WHAT THE TASK REQUIRES: Copy exactly, and only, the lines below from the first through the one containing "(e15) at (268,607)", both included; pictures are omitted.

+ + + +

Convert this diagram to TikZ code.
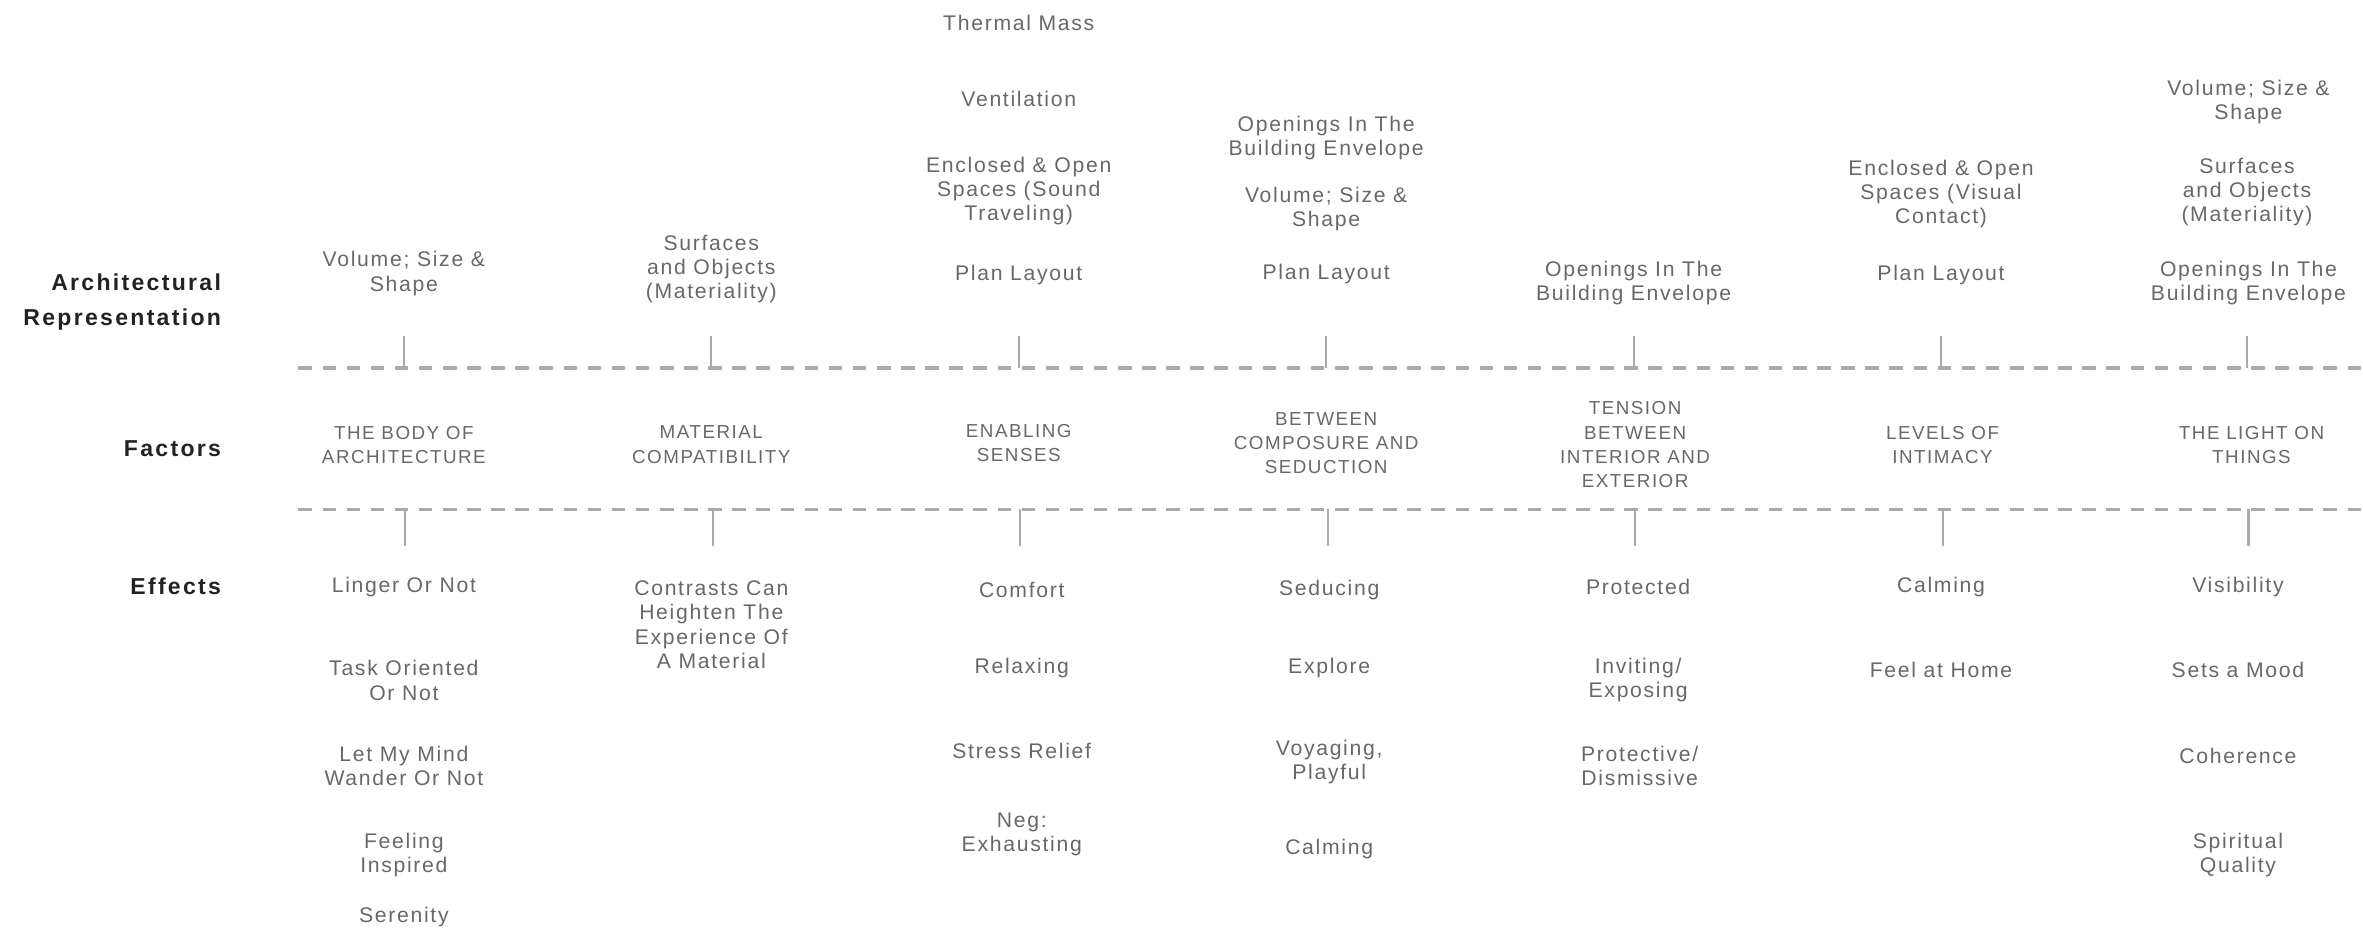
\documentclass[tikz,border=0pt]{standalone}
\usepackage{fontspec}
\setmainfont{Liberation Sans}
\newfontfamily\itemfont{Liberation Sans}[LetterSpace=8]
\newfontfamily\headfont{Liberation Sans}[LetterSpace=10]
\definecolor{txtgray}{HTML}{686868}
\definecolor{headcol}{HTML}{222222}
\definecolor{linegray}{HTML}{ABABA3}
\tikzset{
  item/.style={align=center, inner sep=0pt, yshift=-0.03cm, text=txtgray, font=\itemfont\fontsize{8}{9.1}\selectfont},
  factor/.style={align=center, inner sep=0pt, yshift=-0.02cm, text=txtgray, font=\itemfont\fontsize{7.1}{9.1}\selectfont},
  heading/.style={align=right, anchor=east, inner sep=0pt, yshift=-0.04cm, text=headcol, font=\headfont\bfseries\fontsize{8.7}{13}\selectfont},
  divider/.style={draw=linegray, line width=1.35pt, dash pattern=on 0.18cm off 0.14cm},
  tick/.style={draw=linegray, line width=0.8pt}
}
\begin{document}
\begin{tikzpicture}[x=0.02cm,y=-0.02cm]
\useasboundingbox (0,0) rectangle (1568,618.4);

% headings
\node[heading] (hA) at (147,198.5) {Architectural\\Representation};
\node[heading] (hF) at (147,296) {Factors};
\node[heading] (hE) at (147,387) {Effects};

% dashed dividers
\coordinate (d1s) at (198,244); \coordinate (d1e) at (1568,244);
\coordinate (d2s) at (198,338); \coordinate (d2e) at (1568,338);
\draw[divider] (d1s) -- (d1e);
\draw[divider] (d2s) -- (d2e);

% ticks
\foreach \i/\x in {1/268,2/472,3/676,4/880,5/1084,6/1288,7/1491}{
  \coordinate (ua\i) at (\x,223);
  \coordinate (ub\i) at (\x,244);
  \coordinate (la\i) at (\x+1,338);
  \coordinate (lb\i) at (\x+1,362);
  \draw[tick] (ua\i) -- (ub\i);
  \draw[tick] (la\i) -- (lb\i);
}

% column 1
\node[item] (a11) at (268,180) {Volume; Size \&\\Shape};
\node[factor] (f1) at (268,294) {THE BODY OF\\ARCHITECTURE};
\node[item] (e11) at (268,388) {Linger Or Not};
\node[item] (e12) at (268,450) {Task Oriented\\Or Not};
\node[item] (e13) at (268,507) {Let My Mind\\Wander Or Not};
\node[item] (e14) at (268,566) {Feeling\\Inspired};
\node[item] (e15) at (268,607) {Serenity};

% column 2
\node[item] (a21) at (472,177) {Surfaces\\and Objects\\(Materiality)};
\node[factor] (f2) at (472,294) {MATERIAL\\COMPATIBILITY};
\node[item] (e21) at (472,413) {Contrasts Can\\Heighten The\\Experience Of\\A Material};

% column 3
\node[item] (a31) at (676,14) {Thermal Mass};
\node[item] (a32) at (676,64) {Ventilation};
\node[item] (a33) at (676,125) {Enclosed \& Open\\Spaces (Sound\\Traveling)};
\node[item] (a34) at (676,181) {Plan Layout};
\node[factor] (f3) at (676,293) {ENABLING\\SENSES};
\node[item] (e31) at (678,390) {Comfort};
\node[item] (e32) at (678,442) {Relaxing};
\node[item] (e33) at (678,497) {Stress Relief};
\node[item] (e34) at (678,552) {Neg:\\Exhausting};

% column 4
\node[item] (a41) at (880,90) {Openings In The\\Building Envelope};
\node[item] (a42) at (880,137) {Volume; Size \&\\Shape};
\node[item] (a43) at (880,180) {Plan Layout};
\node[factor] (f4) at (880,293) {BETWEEN\\COMPOSURE AND\\SEDUCTION};
\node[item] (e41) at (882,390) {Seducing};
\node[item] (e42) at (882,442) {Explore};
\node[item] (e43) at (882,504) {Voyaging,\\Playful};
\node[item] (e44) at (882,562) {Calming};

% column 5
\node[item] (a51) at (1084,186) {Openings In The\\Building Envelope};
\node[factor] (f5) at (1085,294) {TENSION\\BETWEEN\\INTERIOR AND\\EXTERIOR};
\node[item] (e51) at (1087,388) {Protected};
\node[item] (e52) at (1087,450) {Inviting/\\Exposing};
\node[item] (e53) at (1088,507) {Protective/\\Dismissive};

% column 6
\node[item] (a61) at (1288,127) {Enclosed \& Open\\Spaces (Visual\\Contact)};
\node[item] (a62) at (1288,181) {Plan Layout};
\node[factor] (f6) at (1289,294) {LEVELS OF\\INTIMACY};
\node[item] (e61) at (1288,388) {Calming};
\node[item] (e62) at (1288,443) {Feel at Home};

% column 7
\node[item] (a71) at (1492,66) {Volume; Size \&\\Shape};
\node[item] (a72) at (1491,126) {Surfaces\\and Objects\\(Materiality)};
\node[item] (a73) at (1492,186) {Openings In The\\Building Envelope};
\node[factor] (f7) at (1494,294) {THE LIGHT ON\\THINGS};
\node[item] (e71) at (1485,388) {Visibility};
\node[item] (e72) at (1485,443) {Sets a Mood};
\node[item] (e73) at (1485,500) {Coherence};
\node[item] (e74) at (1485,566) {Spiritual\\Quality};
\end{tikzpicture}
\end{document}
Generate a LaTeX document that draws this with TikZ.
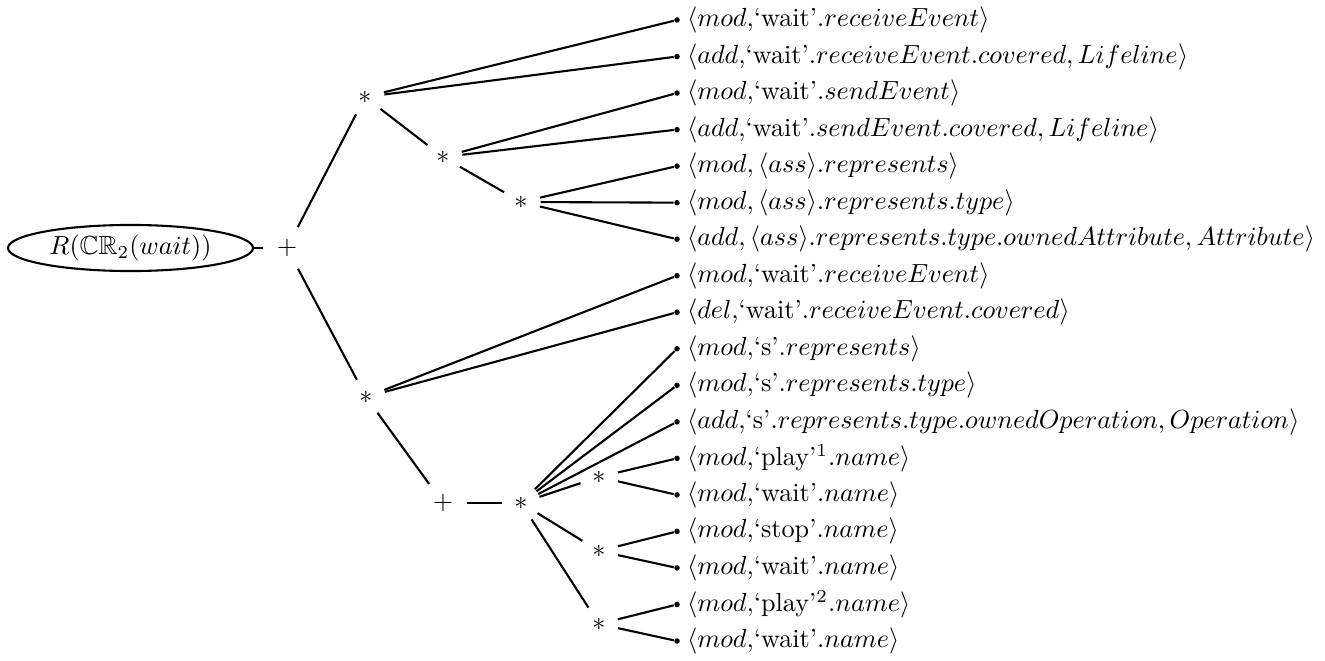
\documentclass[tikz,border=0pt]{standalone}
\usepackage{amsmath,amssymb}
\usetikzlibrary{shapes.geometric}
\begin{document}
\begin{tikzpicture}[x=0.382pt,y=-0.382pt,
  op/.style={circle,inner sep=0pt,minimum size=14.5pt},
  opplus/.style={circle,inner sep=0pt,minimum size=17.6pt},
  dot/.style={circle,fill=black,inner sep=0pt,minimum size=2.1pt},
  lbl/.style={anchor=west,inner sep=2.4pt},
  edge/.style={line width=0.8pt}]
\useasboundingbox (0,0) rectangle (1325,660);
\node[ellipse,draw,line width=0.8pt,minimum width=93.6pt,minimum height=17.6pt,inner sep=0pt] (root) at (130.5,248) {$R(\mathbb{CR}_2(wait))$};
\node[opplus] (p0) at (287,248) {$+$};
\node[op] (a1) at (365,97) {$*$};
\node[op] (a2) at (443,157) {$*$};
\node[op] (a3) at (521,202) {$*$};
\node[op] (b1) at (366,397) {$*$};
\node[opplus] (p1) at (443,503) {$+$};
\node[op] (b2) at (521,503) {$*$};
\node[op] (c1) at (599,477) {$*$};
\node[op] (c2) at (599,551) {$*$};
\node[op] (c3) at (599,624) {$*$};
% leaves
\foreach \i in {0,...,17} {
  \node[dot] (l\i) at (677,{20+36.53*\i}) {};
}
\node[lbl] at (l0.east) {$\langle mod,$`wait'$.receiveEvent\rangle$};
\node[lbl] at (l1.east) {$\langle add,$`wait'$.receiveEvent.covered, Lifeline\rangle$};
\node[lbl] at (l2.east) {$\langle mod,$`wait'$.sendEvent\rangle$};
\node[lbl] at (l3.east) {$\langle add,$`wait'$.sendEvent.covered, Lifeline\rangle$};
\node[lbl] at (l4.east) {$\langle mod, \langle ass\rangle.represents\rangle$};
\node[lbl] at (l5.east) {$\langle mod, \langle ass\rangle.represents.type\rangle$};
\node[lbl] at (l6.east) {$\langle add, \langle ass\rangle.represents.type.ownedAttribute, Attribute\rangle$};
\node[lbl] at (l7.east) {$\langle mod,$`wait'$.receiveEvent\rangle$};
\node[lbl] at (l8.east) {$\langle del,$`wait'$.receiveEvent.covered\rangle$};
\node[lbl] at (l9.east) {$\langle mod,$`s'$.represents\rangle$};
\node[lbl] at (l10.east) {$\langle mod,$`s'$.represents.type\rangle$};
\node[lbl] at (l11.east) {$\langle add,$`s'$.represents.type.ownedOperation, Operation\rangle$};
\node[lbl] at (l12.east) {$\langle mod,$`play'$^1.name\rangle$};
\node[lbl] at (l13.east) {$\langle mod,$`wait'$.name\rangle$};
\node[lbl] at (l14.east) {$\langle mod,$`stop'$.name\rangle$};
\node[lbl] at (l15.east) {$\langle mod,$`wait'$.name\rangle$};
\node[lbl] at (l16.east) {$\langle mod,$`play'$^2.name\rangle$};
\node[lbl] at (l17.east) {$\langle mod,$`wait'$.name\rangle$};
% connectors
\draw[edge] (root) -- (p0);
\draw[edge] (p0) -- (a1);
\draw[edge] (p0) -- (b1);
\draw[edge] (a1) -- (l0);
\draw[edge] (a1) -- (l1);
\draw[edge] (a1) -- (a2);
\draw[edge] (a2) -- (l2);
\draw[edge] (a2) -- (l3);
\draw[edge] (a2) -- (a3);
\draw[edge] (a3) -- (l4);
\draw[edge] (a3) -- (l5);
\draw[edge] (a3) -- (l6);
\draw[edge] (b1) -- (l7);
\draw[edge] (b1) -- (l8);
\draw[edge] (b1) -- (p1);
\draw[edge] (p1) -- (b2);
\draw[edge] (b2) -- (l9);
\draw[edge] (b2) -- (l10);
\draw[edge] (b2) -- (l11);
\draw[edge] (b2) -- (c1);
\draw[edge] (b2) -- (c2);
\draw[edge] (b2) -- (c3);
\draw[edge] (c1) -- (l12);
\draw[edge] (c1) -- (l13);
\draw[edge] (c2) -- (l14);
\draw[edge] (c2) -- (l15);
\draw[edge] (c3) -- (l16);
\draw[edge] (c3) -- (l17);
\end{tikzpicture}
\end{document}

+ + + +

EXERCISE OUTPUT:
Convert this diagram to TikZ code.
\documentclass[tikz,border=0pt]{standalone}
\usepackage{fontspec}
\setmainfont{Liberation Sans}
\newfontfamily\itemfont{Liberation Sans}[LetterSpace=8]
\newfontfamily\headfont{Liberation Sans}[LetterSpace=10]
\definecolor{txtgray}{HTML}{686868}
\definecolor{headcol}{HTML}{222222}
\definecolor{linegray}{HTML}{ABABA3}
\tikzset{
  item/.style={align=center, inner sep=0pt, yshift=-0.03cm, text=txtgray, font=\itemfont\fontsize{8}{9.1}\selectfont},
  factor/.style={align=center, inner sep=0pt, yshift=-0.02cm, text=txtgray, font=\itemfont\fontsize{7.1}{9.1}\selectfont},
  heading/.style={align=right, anchor=east, inner sep=0pt, yshift=-0.04cm, text=headcol, font=\headfont\bfseries\fontsize{8.7}{13}\selectfont},
  divider/.style={draw=linegray, line width=1.35pt, dash pattern=on 0.18cm off 0.14cm},
  tick/.style={draw=linegray, line width=0.8pt}
}
\begin{document}
\begin{tikzpicture}[x=0.02cm,y=-0.02cm]
\useasboundingbox (0,0) rectangle (1568,618.4);

% headings
\node[heading] (hA) at (147,198.5) {Architectural\\Representation};
\node[heading] (hF) at (147,296) {Factors};
\node[heading] (hE) at (147,387) {Effects};

% dashed dividers
\coordinate (d1s) at (198,244); \coordinate (d1e) at (1568,244);
\coordinate (d2s) at (198,338); \coordinate (d2e) at (1568,338);
\draw[divider] (d1s) -- (d1e);
\draw[divider] (d2s) -- (d2e);

% ticks
\foreach \i/\x in {1/268,2/472,3/676,4/880,5/1084,6/1288,7/1491}{
  \coordinate (ua\i) at (\x,223);
  \coordinate (ub\i) at (\x,244);
  \coordinate (la\i) at (\x+1,338);
  \coordinate (lb\i) at (\x+1,362);
  \draw[tick] (ua\i) -- (ub\i);
  \draw[tick] (la\i) -- (lb\i);
}

% column 1
\node[item] (a11) at (268,180) {Volume; Size \&\\Shape};
\node[factor] (f1) at (268,294) {THE BODY OF\\ARCHITECTURE};
\node[item] (e11) at (268,388) {Linger Or Not};
\node[item] (e12) at (268,450) {Task Oriented\\Or Not};
\node[item] (e13) at (268,507) {Let My Mind\\Wander Or Not};
\node[item] (e14) at (268,566) {Feeling\\Inspired};
\node[item] (e15) at (268,607) {Serenity};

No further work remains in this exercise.